Tuesday, January 23, 2007

Gluten-Free Morning Glory Muffins

I keep meaning to make a more low-fat version of these muffins, which are much too much like carrot cake for breakfast in the incarnation described below.

However, every time I set out to make the muffins, I find I have all kinds of vegetable oil and absolutely noto a scratch of the plain yogurt I would need for the low-fat version). And then I think of the lovely crunch to the muffin top in the not-even-close-to-low-fat version, and somehow, I've made carrot cake for breakfast. Again.

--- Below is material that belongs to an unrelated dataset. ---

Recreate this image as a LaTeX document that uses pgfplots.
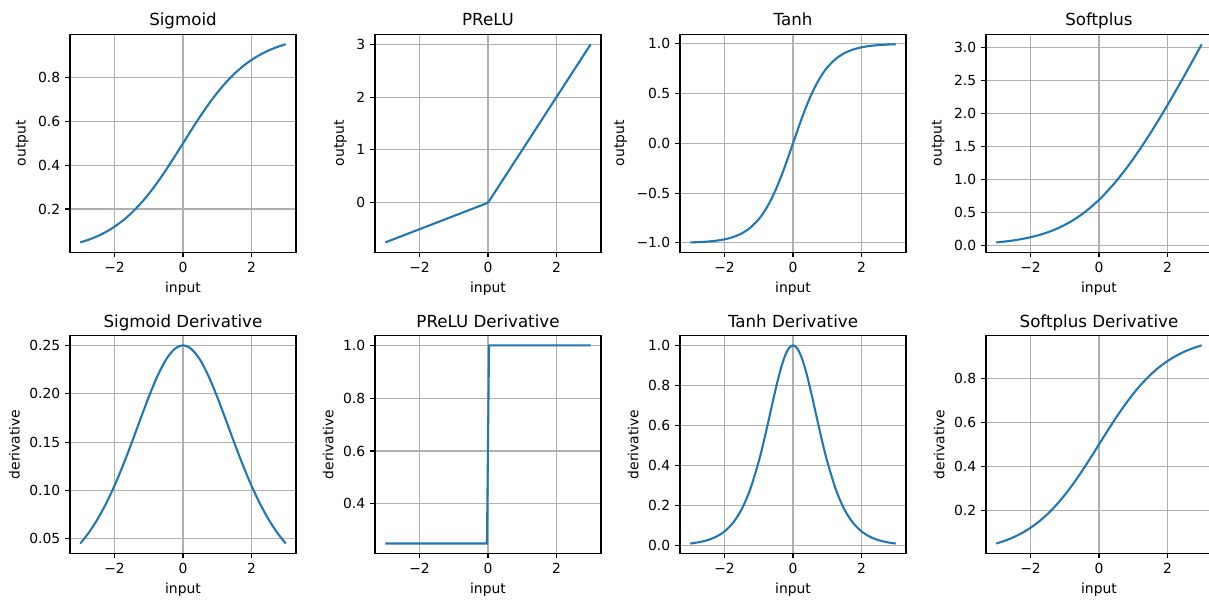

Combine dry ingredients in a large bowl:
3/4 cup brown rice flour
3/4 cup amaranth flour (or another 3/4 cup brown rice flour)
1/2 cup tapioca or potato starch
1/4 cup flaxseed meal (optional)
1/2 tsp xanthan gum
2 tsp baking soda
1/2 tsp salt
3/4 cup sugar (or evaporated cane sugar)
2 tsp cinnamon

Stir in evenly:
2 cups grated carrot
1/2 cup nuts or pepitas (pumpkin seeds)
1/2 cup raisins or dried cranberries or other chopped dried fruit
1/2 cup unsweetened shredded coconut
1 apple, peeled, cored, and grated

In a separate small bowl, beat:
3 eggs
1 cup vegetable oil
2 tsp vanilla

Stir the wet ingredients into the flour-fruit-nut mixture until just combined.

Dollop into well-greased muffin tins.

Bake at 375F for 20 minutes. Makes 15 nice, fat muffins.